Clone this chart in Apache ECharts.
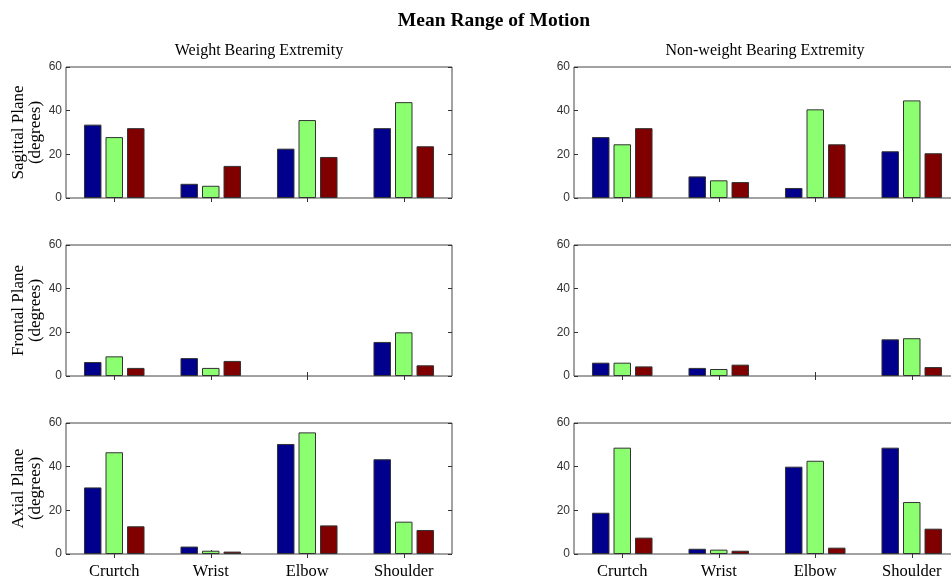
<!DOCTYPE html>
<html>
<head>
<meta charset="utf-8">
<script src="https://cdn.jsdelivr.net/npm/echarts@6/dist/echarts.min.js"></script>
<style>html,body{margin:0;padding:0;background:#fff;}#c{width:951px;height:577px;}</style>
</head>
<body>
<div id="c"></div>
<script>
const categories = ['Crurtch', 'Wrist', 'Elbow', 'Shoulder'];
const yTicks = [0, 20, 40, 60];

// Weight bearing extremity
const sagittalWB_1 = [33.6, 6.5, 22.6, 32.0];
const sagittalWB_2 = [27.9, 5.6, 35.7, 43.9];
const sagittalWB_3 = [32.0, 14.7, 18.8, 23.7];
const frontalWB_1 = [6.4, 8.2, 0, 15.6];
const frontalWB_2 = [9.0, 3.7, 0, 20.0];
const frontalWB_3 = [3.7, 6.9, 0, 4.9];
const axialWB_1 = [30.5, 3.4, 50.4, 43.4];
const axialWB_2 = [46.6, 1.5, 55.7, 14.8];
const axialWB_3 = [12.7, 1.1, 13.1, 11.0];

// Non-weight bearing extremity
const sagittalNWB_1 = [27.9, 9.9, 4.6, 21.4];
const sagittalNWB_2 = [24.6, 8.1, 40.6, 44.7];
const sagittalNWB_3 = [32.0, 7.3, 24.6, 20.5];
const frontalNWB_1 = [6.1, 3.7, 0, 16.8];
const frontalNWB_2 = [6.1, 3.2, 0, 17.3];
const frontalNWB_3 = [4.4, 5.2, 0, 4.1];
const axialNWB_1 = [18.9, 2.4, 40.0, 48.7];
const axialNWB_2 = [48.7, 2.0, 42.7, 23.8];
const axialNWB_3 = [7.5, 1.5, 2.9, 11.6];

const mainTitle = 'Mean Range of Motion';
const colTitles = ['Weight Bearing Extremity', 'Non-weight Bearing Extremity'];
const rowNames = ['Sagittal Plane\n(degrees)', 'Frontal Plane\n(degrees)', 'Axial Plane\n(degrees)'];
const panels = [
  [sagittalWB_1, sagittalWB_2, sagittalWB_3],
  [sagittalNWB_1, sagittalNWB_2, sagittalNWB_3],
  [frontalWB_1, frontalWB_2, frontalWB_3],
  [frontalNWB_1, frontalNWB_2, frontalNWB_3],
  [axialWB_1, axialWB_2, axialWB_3],
  [axialNWB_1, axialNWB_2, axialNWB_3]
];
const colors = ['#00008c', '#8cff70', '#800000'];

const rowTops = [67, 245, 423];
const plotH = 131;
const colLefts = [66, 574];
const plotW = 386;
const serif = 'Liberation Serif';
const sans = 'Liberation Sans';

const grid = [], xAxis = [], yAxis = [], series = [];
panels.forEach((p, i) => {
  const row = Math.floor(i / 2), col = i % 2;
  grid.push({left: colLefts[col], top: rowTops[row], width: plotW, height: plotH,
    outerBoundsMode: 'none', containLabel: false,
    show: true, borderColor: '#444', borderWidth: 1, backgroundColor: '#fff'});
  const isBottom = row === 2;
  xAxis.push({type: 'category', gridIndex: i, data: categories, position: 'bottom',
    axisLine: {show: false},
    axisTick: {show: true, inside: true, alignWithLabel: true, length: 4, lineStyle: {color: '#333'}},
    axisLabel: {show: isBottom, fontFamily: serif, fontSize: 16.5, color: '#000', margin: 9}});
  xAxis.push({type: 'category', gridIndex: i, data: categories, position: 'top',
    axisLine: {show: false},
    axisTick: {show: true, inside: true, alignWithLabel: true, length: 4, lineStyle: {color: '#333'}},
    axisLabel: {show: false}});
  yAxis.push({type: 'value', gridIndex: i, min: yTicks[0], max: yTicks[yTicks.length - 1], interval: 20,
    position: 'left', splitLine: {show: false},
    axisLine: {show: false},
    axisTick: {show: true, inside: true, length: 4, lineStyle: {color: '#333'}},
    axisLabel: {fontFamily: sans, fontSize: 12, color: '#333', margin: 4},
    name: col === 0 ? rowNames[row] : '', nameLocation: 'middle', nameGap: 22, nameRotate: 90,
    nameTextStyle: {fontFamily: serif, fontSize: 17, color: '#000', lineHeight: 17}});
  yAxis.push({type: 'value', gridIndex: i, min: 0, max: 60, interval: 20, position: 'right',
    splitLine: {show: false}, axisLine: {show: false},
    axisTick: {show: true, inside: true, length: 4, lineStyle: {color: '#333'}},
    axisLabel: {show: false}});
  p.forEach((vals, k) => {
    series.push({type: 'bar', xAxisIndex: 2 * i, yAxisIndex: 2 * i,
      data: vals.map(v => (v === 0 ? '-' : v)),
      barWidth: 17.5, barGap: '23%', silent: true,
      itemStyle: {color: colors[k], borderColor: '#333', borderWidth: 1}});
  });
});

const chart = echarts.init(document.getElementById('c'), null, {renderer: 'canvas'});
chart.setOption({
  animation: false,
  backgroundColor: '#fff',
  graphic: [
    {type: 'text', silent: true, style: {text: mainTitle, x: 494, y: 21, textAlign: 'center',
      textVerticalAlign: 'middle', font: 'bold 19.5px "Liberation Serif"', fill: '#000'}},
    {type: 'text', silent: true, style: {text: colTitles[0], x: 259, y: 51, textAlign: 'center',
      textVerticalAlign: 'middle', font: '16px "Liberation Serif"', fill: '#000'}},
    {type: 'text', silent: true, style: {text: colTitles[1], x: 765, y: 51, textAlign: 'center',
      textVerticalAlign: 'middle', font: '16px "Liberation Serif"', fill: '#000'}}
  ],
  grid, xAxis, yAxis, series
});
</script>
</body>
</html>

> EXERCISE
Please repeat exactly the data above from its first line to the line that contains "const yTicks = [0, 20, 40, 60];", inclusive, and leave every picture out.

> ANSWER TO THE EXERCISE
Clone this chart in Apache ECharts.
<!DOCTYPE html>
<html>
<head>
<meta charset="utf-8">
<script src="https://cdn.jsdelivr.net/npm/echarts@6/dist/echarts.min.js"></script>
<style>html,body{margin:0;padding:0;background:#fff;}#c{width:951px;height:577px;}</style>
</head>
<body>
<div id="c"></div>
<script>
const categories = ['Crurtch', 'Wrist', 'Elbow', 'Shoulder'];
const yTicks = [0, 20, 40, 60];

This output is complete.